Defined Benefit pensions are an effective and important retention tool in Alaska. The Defined Benefit pension system represents the most efficient way for younger workers to save for retirement. Pensions are a proven tool for recruiting and retaining highly effective young professionals. Additionally, turnover of employees creates significant training costs. For example, to train an Alaskan police officer costs nearly $150,000. The State of Alaska cannot afford to become the training ground for the Lower 48. Without the retirement incentive to stay and build a life in Alaska, we are losing our best and brightest to other states, where most public employees have a pension. The portability provisions in the Defined Contribution retirement plan encourages trained and experienced public employees to leave Alaska once they are vested (5 years).
All Alaskans have an interest in making certain that all workers can retire with an adequate income. Compared with other types of retirement benefits, Defined Benefit pension systems are the most economically efficient use of tax funds. In addition, public employee contributions and investment returns have historically paid for about 80 percent of retirement benefits. Only 20 percent of pension contributions come from taxes.

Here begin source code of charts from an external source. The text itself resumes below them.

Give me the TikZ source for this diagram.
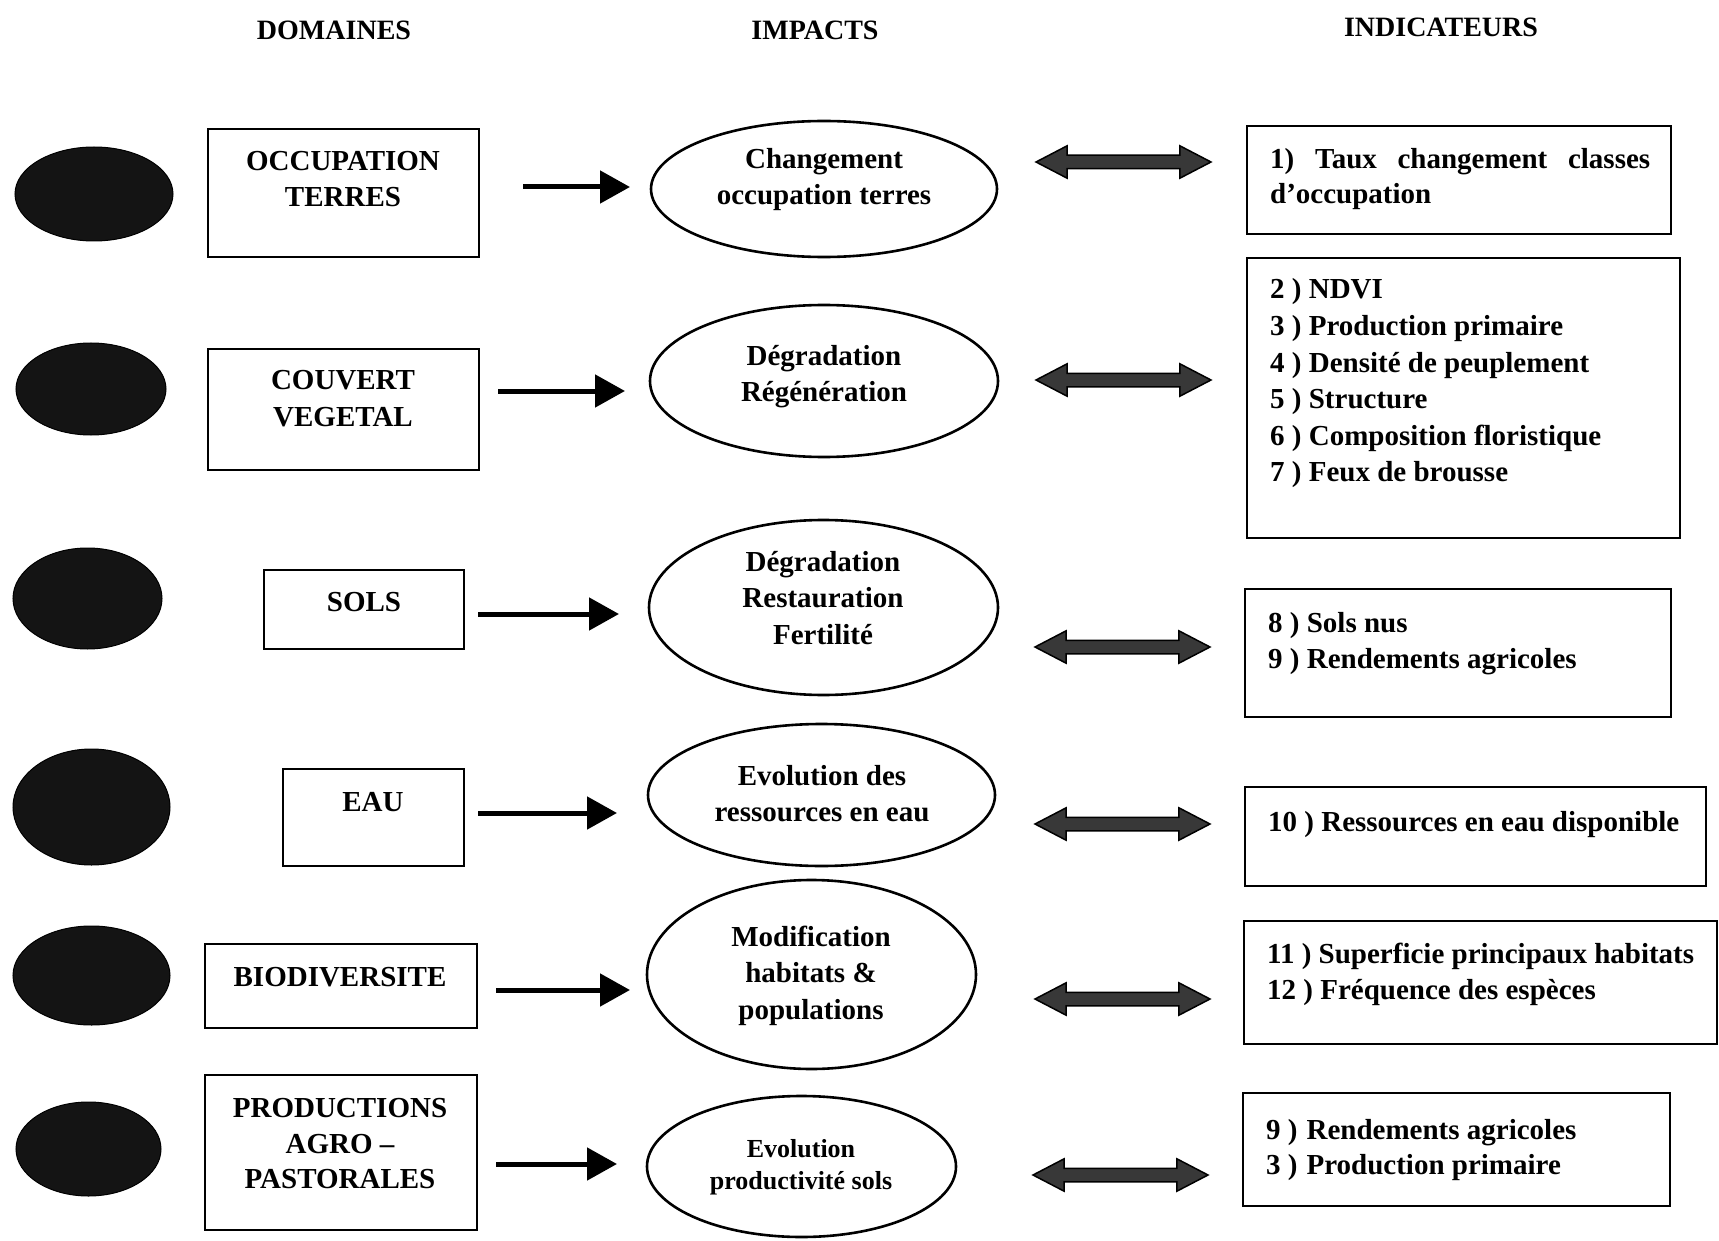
\documentclass[tikz,border=0pt]{standalone}
\usepackage{fontspec}
\setmainfont{Liberation Serif}
\usetikzlibrary{shapes.geometric,shapes.arrows,arrows.meta}
\begin{document}
\begin{tikzpicture}[x=1pt,y=-1pt,
 every node/.style={font=\bfseries\fontsize{29}{36}\selectfont},
 blob/.style={ellipse, fill=black!92, draw=black, line width=1pt, inner sep=0pt},
 dombox/.style={rectangle, draw=black, line width=2.6pt, inner sep=0pt},
 impell/.style={ellipse, draw=black, line width=2.6pt, inner sep=0pt},
 indbox/.style={rectangle, draw=black, line width=2.6pt, inner sep=0pt},
 flow/.style={line width=5pt, -{Triangle[width=32pt,length=30pt]}},
 link/.style={double arrow, draw=black, line width=1.5pt, fill=black!78, inner sep=0pt,
   text height=12pt, text depth=0pt, minimum height=175pt, minimum width=31pt,
   double arrow head extend=9.5pt, double arrow tip angle=55},
 lbl/.style={inner sep=0pt, anchor=base},
 ind/.style={inner sep=0pt, anchor=base west},
 head/.style={inner sep=0pt, anchor=base, font=\bfseries\fontsize{28}{34}\selectfont},
]
\useasboundingbox[fill=white] (0,0) rectangle (1719,1241);

% headers
\node[head] (h1) at (334,40) {DOMAINES};
\node[head] (h2) at (815,40) {IMPACTS};
\node[head] (h3) at (1441,37) {INDICATEURS};

% black blobs
\node[blob, minimum width=158pt, minimum height=94pt] (b1) at (94,194) {};
\node[blob, minimum width=150pt, minimum height=92pt] (b2) at (91,389) {};
\node[blob, minimum width=149pt, minimum height=101pt] (b3) at (87.5,598.5) {};
\node[blob, minimum width=157pt, minimum height=116pt] (b4) at (91.5,807) {};
\node[blob, minimum width=157pt, minimum height=99pt] (b5) at (91.5,975.5) {};
\node[blob, minimum width=145pt, minimum height=94pt] (b6) at (88.5,1149) {};

% domain boxes
\node[dombox, minimum width=271pt, minimum height=128pt] (d1) at (343.5,193) {};
\node[dombox, minimum width=271pt, minimum height=121pt] (d2) at (343.5,409.5) {};
\node[dombox, minimum width=200pt, minimum height=79pt] (d3) at (364,609.5) {};
\node[dombox, minimum width=181pt, minimum height=97pt] (d4) at (373.5,817.5) {};
\node[dombox, minimum width=272pt, minimum height=84pt] (d5) at (341,986) {};
\node[dombox, minimum width=272pt, minimum height=155pt] (d6) at (341,1152.5) {};

\node[lbl] (d1a) at (343,171) {OCCUPATION};
\node[lbl] (d1b) at (343,207) {TERRES};
\node[lbl] (d2a) at (343,389) {COUVERT};
\node[lbl] (d2b) at (343,426) {VEGETAL};
\node[lbl] (d3a) at (364,611) {SOLS};
\node[lbl] (d4a) at (373,811) {EAU};
\node[lbl] (d5a) at (340,986) {BIODIVERSITE};
\node[lbl] (d6a) at (340,1117) {PRODUCTIONS};
\node[lbl] (d6b) at (340,1153) {AGRO --};
\node[lbl] (d6c) at (340,1188) {PASTORALES};

% impact ellipses
\node[impell, minimum width=346pt, minimum height=136pt] (e1) at (824,189) {};
\node[impell, minimum width=348pt, minimum height=152pt] (e2) at (824,381) {};
\node[impell, minimum width=349pt, minimum height=175pt] (e3) at (823.5,607.5) {};
\node[impell, minimum width=347pt, minimum height=142pt] (e4) at (821.5,795) {};
\node[impell, minimum width=329pt, minimum height=189pt] (e5) at (811.5,974.5) {};
\node[impell, minimum width=309pt, minimum height=141pt] (e6) at (801.5,1166.5) {};

\node[lbl] (e1a) at (824,169) {Changement};
\node[lbl] (e1b) at (824,205) {occupation terres};
\node[lbl] (e2a) at (824,365) {Dégradation};
\node[lbl] (e2b) at (824,401) {Régénération};
\node[lbl] (e3a) at (823,571) {Dégradation};
\node[lbl] (e3b) at (823,607) {Restauration};
\node[lbl] (e3c) at (823,644) {Fertilité};
\node[lbl] (e4a) at (822,785) {Evolution des};
\node[lbl] (e4b) at (822,821) {ressources en eau};
\node[lbl] (e5a) at (811,946) {Modification};
\node[lbl] (e5b) at (811,982) {habitats \&};
\node[lbl] (e5c) at (811,1019) {populations};
\node[lbl, font=\bfseries\fontsize{26}{32}\selectfont] (e6a) at (801,1157) {Evolution};
\node[lbl, font=\bfseries\fontsize{26}{32}\selectfont] (e6b) at (801,1189) {productivité sols};

% flow arrows
\coordinate (a1s) at (523,187); \coordinate (a1e) at (630,187);
\coordinate (a2s) at (498,391); \coordinate (a2e) at (625,391);
\coordinate (a3s) at (478,614); \coordinate (a3e) at (619,614);
\coordinate (a4s) at (478,813); \coordinate (a4e) at (617,813);
\coordinate (a5s) at (496,990); \coordinate (a5e) at (630,990);
\coordinate (a6s) at (496,1164); \coordinate (a6e) at (617,1164);
\draw[flow] (a1s) -- (a1e);
\draw[flow] (a2s) -- (a2e);
\draw[flow] (a3s) -- (a3e);
\draw[flow] (a4s) -- (a4e);
\draw[flow] (a5s) -- (a5e);
\draw[flow] (a6s) -- (a6e);

% double arrows
\node[link] (l1) at (1123.5,162) {};
\node[link] (l2) at (1123.5,380) {};
\node[link] (l3) at (1122.5,647) {};
\node[link] (l4) at (1122.5,824) {};
\node[link] (l5) at (1122.5,999) {};
\node[link] (l6) at (1120.5,1175) {};

% indicator boxes
\node[indbox, minimum width=424pt, minimum height=108pt] (i1) at (1459,180) {};
\node[indbox, minimum width=433pt, minimum height=280pt] (i2) at (1463.5,398) {};
\node[indbox, minimum width=426pt, minimum height=128pt] (i3) at (1458,653) {};
\node[indbox, minimum width=461pt, minimum height=99pt] (i4) at (1475.5,836.5) {};
\node[indbox, minimum width=473pt, minimum height=123pt] (i5) at (1480.5,982.5) {};
\node[indbox, minimum width=427pt, minimum height=113pt] (i6) at (1456.5,1149.5) {};

\node[ind] (t1a) at (1270,169) {\makebox[380pt][s]{1) Taux changement classes}};
\node[ind] (t1b) at (1270,204) {d’occupation};
\node[ind] (t2) at (1270,299) {2 ) NDVI};
\node[ind] (t3) at (1270,336) {3 ) Production primaire};
\node[ind] (t4) at (1270,372) {4 ) Densité de peuplement};
\node[ind] (t5) at (1270,408) {5 ) Structure};
\node[ind] (t6) at (1270,445) {6 ) Composition floristique};
\node[ind] (t7) at (1270,481) {7 ) Feux de brousse};
\node[ind] (t8) at (1268,632) {8 ) Sols nus};
\node[ind] (t9) at (1268,668) {9 ) Rendements agricoles};
\node[ind] (t10) at (1268,831) {10 ) Ressources en eau disponible};
\node[ind] (t11) at (1267,963) {11 ) Superficie principaux habitats};
\node[ind] (t12) at (1267,999) {12 ) Fréquence des espèces};
\node[ind] (t13) at (1266,1139) {9 )\hspace{9pt}Rendements agricoles};
\node[ind] (t14) at (1266,1174) {3 )\hspace{9pt}Production primaire};
\end{tikzpicture}
\end{document}
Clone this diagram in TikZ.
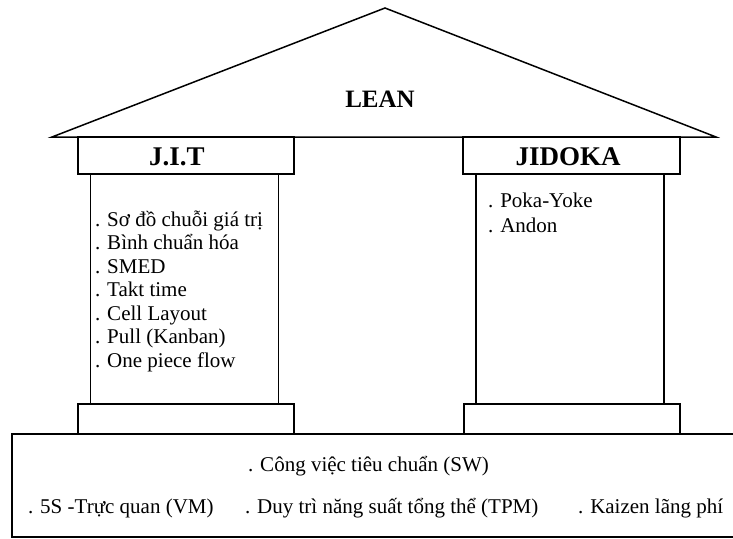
\documentclass[tikz,border=0pt]{standalone}
\usepackage{fontspec}
\setmainfont{Liberation Serif}
\usetikzlibrary{positioning}

\begin{document}
\begin{tikzpicture}[x=1pt, y=-1pt, line width=1.5pt,
    every node/.append style = {font=\fontsize{21}{24}\selectfont, inner sep=0pt, outer sep=0pt},
    headbox/.style = {draw, minimum width=216pt, minimum height=37pt},
    headtext/.style = {font=\fontsize{27}{30}\selectfont\bfseries, anchor=base},
    pillarbox/.style = {draw, minimum width=188pt, minimum height=230pt},
    plinthbox/.style = {draw, minimum width=216pt, minimum height=30pt}
  ]
  \useasboundingbox (0,0) rectangle (733,538);

  % roof
  \coordinate (roofL) at (52,137);
  \coordinate (roofR) at (716,137);
  \coordinate (roofTop) at (385,8);
  \draw (roofL) -- (roofTop) -- (roofR) -- cycle;
  \node[font=\fontsize{25}{28}\selectfont\bfseries, anchor=base] (lean) at (380,107) {LEAN};

  % J.I.T pillar
  \node[headbox] (jitHead) at (186,155.5) {};
  \node[headtext] (jitTitle) at (177,165) {J.I.T};
  \node[pillarbox] (jitPillar) at (184.5,289) {};
  \node[plinthbox] (jitPlinth) at (186,419) {};
  \foreach \entry [count=\i] in {Sơ đồ chuỗi giá trị, Bình chuẩn hóa, SMED,
      Takt time, Cell Layout, Pull (Kanban), One piece flow}
    \node[anchor=base west] (jit\i) at (95,202.5+23.5*\i) {. \entry};

  % JIDOKA pillar
  \node[headbox, minimum width=217pt] (jidHead) at (571.5,155.5) {};
  \node[headtext] (jidTitle) at (568,165) {JIDOKA};
  \node[pillarbox] (jidPillar) at (570,289) {};
  \node[plinthbox] (jidPlinth) at (572,419) {};
  \node[anchor=base west] (poka) at (488,207) {. Poka-Yoke};
  \node[anchor=base west] (andon) at (488,232) {. Andon};

  % foundation
  \draw (740,434) -| (12,537) -- (740,537);
  \node[anchor=base west] (sw) at (248,471) {. Công việc tiêu chuẩn (SW)};
  \node[anchor=base west] (vm) at (28,513) {. 5S -Trực quan (VM)};
  \node[anchor=base west] (tpm) at (245,513) {. Duy trì năng suất tổng thể (TPM)};
  \node[anchor=base west] (kaizen) at (578,513) {. Kaizen lãng phí};
\end{tikzpicture}
\end{document}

Defined Benefit pension income plays a substantial role ensuring that Alaskans remain self-sufficient in retirement. In 2010, retiree pensions contributed more than $1.7 billion to the Alaskan economy, which generates over 12,000 jobs. Without the predictable income that pensions provide, many retirees will leave the state and Alaska’s economy will suffer. Every dollar contributed by Alaskans to state and local pensions results in $6.35 in total economic activity.
Yes. A recent analysis of the cost to deliver the same retirement income to a group of employees is 46 percent lower in the Defined Benefit system than in the Defined Contribution plan. The reasons for such cost savings are threefold. First, because Defined Benefit systems pool the longevity risks of large numbers of individuals, they need only to accumulate enough funds to provide benefits for the average life expectancy of the group. Second, Defined Benefit systems take advantage of the enhanced investment returns that come from a diversified portfolio over long periods of time. Third, Defined Benefit systems achieve greater investment returns than Defined Contribution plans.